Teaching Young Children to Understand and Accept Differences

Through anti-bias education, early childhood educators can create learning communities that support human differences. Discover how you can foster a more empathetic classroom.

Toward a More Just and Empathetic Classroom

Even the Youngest Children Notice Differences

"Why is my skin this color? Can I change it?"
"Why does he talk funny?"
"You are a baby, you can’t walk." (Comment to child in wheelchair)
"Martha has two mommies, does she have a daddy?"
"Girls aren’t strong. Boys can’t play with dolls."

These questions and comments from young children demonstrate their early awareness of differences. How adults respond to these questions impact how children will think about differences. Teachers and parents have an opportunity and responsibility to shape and guide children’s development during the critical early childhood years, and can do so with thoughtful planning.

Anti-bias education involves creating a community that supports all dimensions of human differences, including culture, race, language, ability, learning styles, ethnicity, family structure, religion, sexual orientation, gender, age, and socioeconomic differences. It introduces a working concept of diversity into the classroom that addresses the impact of social stereotypes, bias, and discrimination in children’s development and interactions. In addition, it empowers children by giving them the tools to foster confident and knowledgeable self-identities, empathetic interactions, critical thinking skills, and activism.

Acknowledge, Ask, and Adapt

Program leaders, directors, and principals have a central role in anti-bias change. Their work involves strategic and thoughtful long-term planning that addresses all components of an early childhood program. This includes reading the context of programs, creating a culture of trust, supporting adult development in the anti-bias journey, working with families, and managing conflict. 

For example, when teachers and families come from different cultural backgrounds, there is an increased chance for misunderstandings of each other’s intentions and actions with regard to social values and a family’s child-rearing styles. Areas where common cultural conflicts often occur are discipline and child guidance techniques, gender roles, age-related expectations of children, sleep patterns and routines, diet and mealtime behavior, the child’s role and responsibility at home, and a family’s expectations of teachers and schools. 

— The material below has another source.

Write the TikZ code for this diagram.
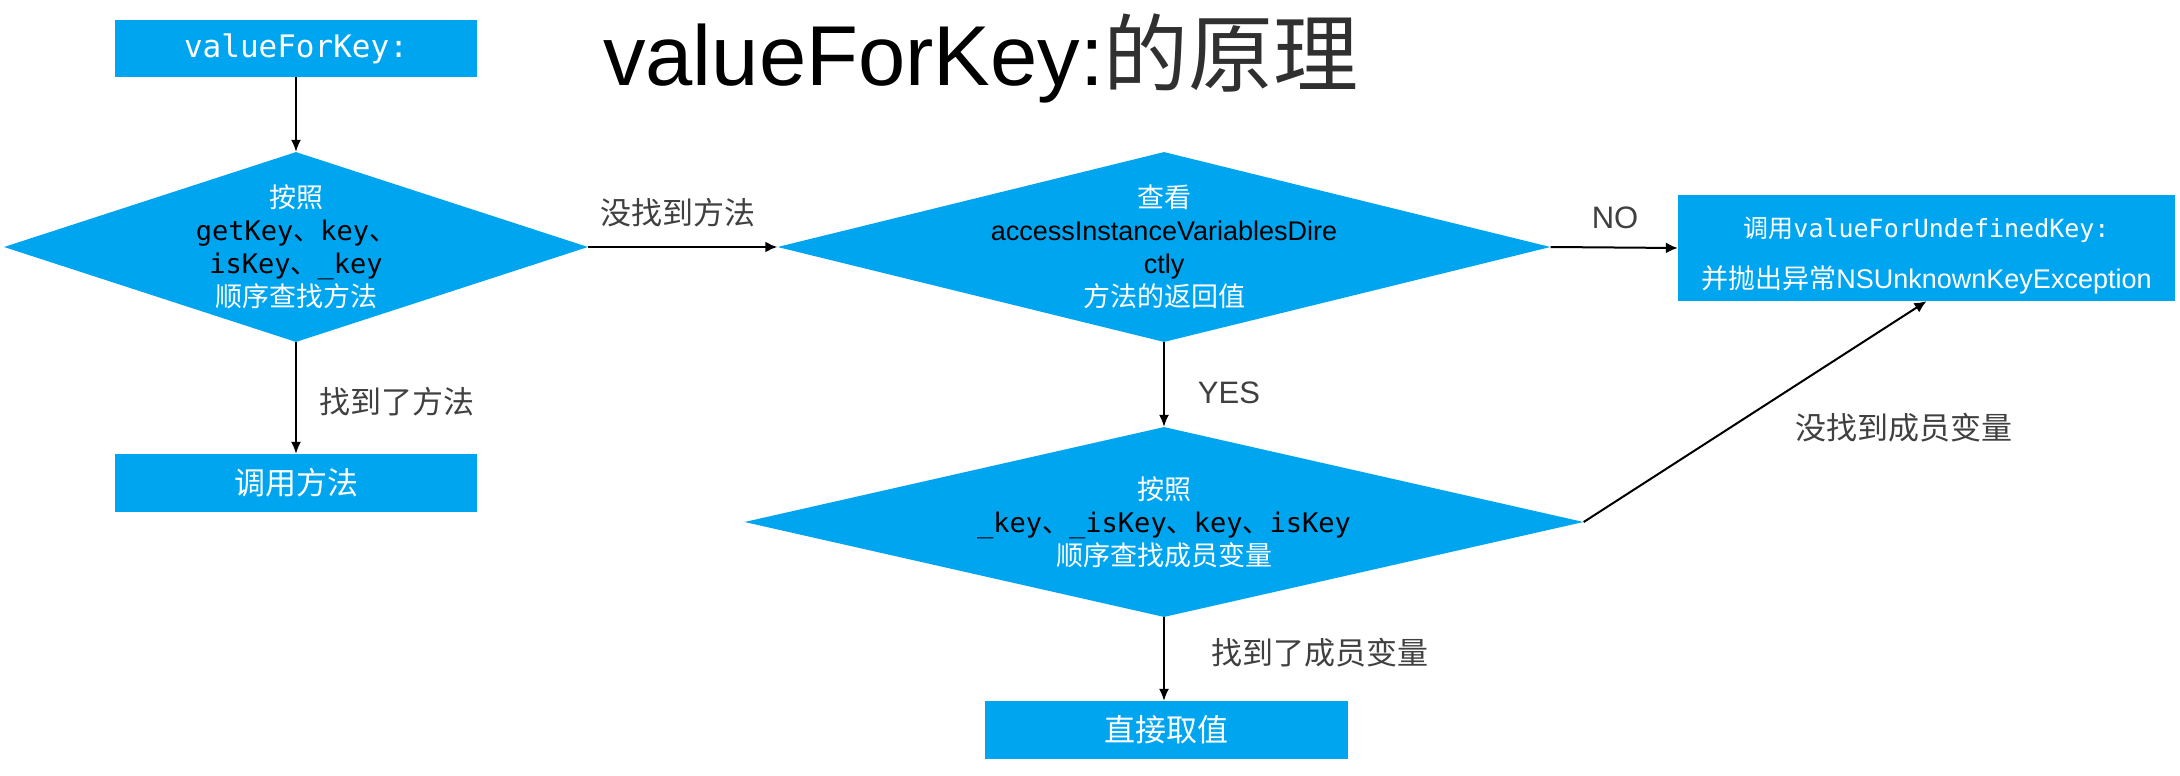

Given the focus on building caring relationships in early childhood, many educators focus most of their energy on avoiding conflict and keeping the peace. Anti-bias leadership requires that early childhood professionals reframe how they view the nature and purpose of conflict, as well as the disequilibrium and emotions it evokes. When people feel supported in their learning, disequilibrium and discomfort can lead to real growth.
Leading Anti-Bias Early Childhood Programs

When conflicts arise, it is important not to make quick judgments and assumptions. When educators find themselves in a potential cultural conflict, early childhood consultant and anti-bias education expert Debbie LeeKeenan suggests using the Acknowledge, Ask, and Adapt strategy. The first step is to acknowledge that a culture or values clash may exist. Do not blame the child or family; the child is often caught in the middle. Then ask for more information from the family and other parties to gain a better understanding of what underlies the conflict. This is also a time for self-reflection. The last step is to adapt—look for common ground, find alternatives, and consider ways to adapt policies and practices based on the information gathered.

A New Resource for Early Childhood Education Leaders

Though many resources are available to help teachers think about and implement anti-bias curriculum in the classroom, very little has been written about what program leaders can do to create the culture for anti-bias work.

To help fill that gap, LeeKeenan, a former Lesley visiting professor, wrote a book, Leading Anti-Bias Early Childhood Programs: A Guide for Change, that helps to expand current ideas on leadership practices in early childhood education. Published in October 2014 by Teachers College Press of Columbia University, the book is co-authored by colleagues Louise Derman-Sparks, international anti-bias education expert, and John Nimmo, early childhood consultant, all of whom have extensive experience in the field. Foreword is by early childhood expert Mariana Souto-Manning.